Was your mother very religious?
Yes, she was. And in those days, of course, the religions were divided. It's a joy to me today, especially in my present position, to see how ecumenical people are because my father, my mother's family, was divided — her father's side of the family were Anglicans, her mother's Catholics and she was brought up as a Catholic. My father's people were Anglicans and what we used to call 'lay church' in those days and it was, as far as they were concerned, it was a cause of division. They really didn't like the Catholic religion at all in those days. My grandparents, I mean. Ah, so there were problems there, but she was deeply religious herself. And that was that.
Did you ever experience, as a child going to a convent, any of the anti-Catholic feeling that was held by the dominant Protestant majority?
No, I don't think I did really because we had cousins, both on my mother's side of the family — well, mainly on my mother's side of the family, because on my father's side of the family they were not living in Adelaide then, but we had cousin who were not Catholics and we had plenty of friends who were not, so we mixed quite freely but there was a bias, obviously.
Was religious education strongly emphasised in the convent you went to?
Oh yes. In those days, yes.
What did it mean to you?
Ah, well I've remained a practicing Catholic so it meant quite a lot to me.
So, religion is still a force that you actually turn to with prayer and all the other things that people who are religious practitioners use to help guide your life?

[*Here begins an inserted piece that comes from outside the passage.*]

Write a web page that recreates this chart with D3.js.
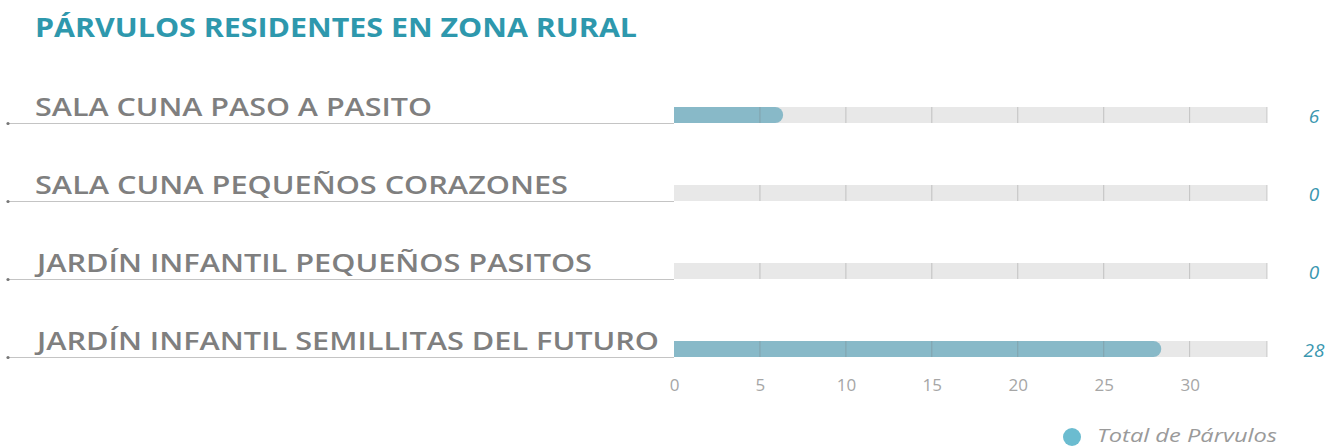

Well, it's certainly a part of my life. Yes. I should think that is accurate. Yes. But where I think it's so much better now than it was is that I go to a lot of religious services, as you may imagine. Sometimes two or three on the one Sunday but I can join in quite happily. I would have obviously been permitted to go in my position as Governor but now I can go along and join in quite happily the different services and so I think that's really a very big improvement. Ecumenism is quite strong in South Australia. The South Australian heads of churches meet regularly and work very well together.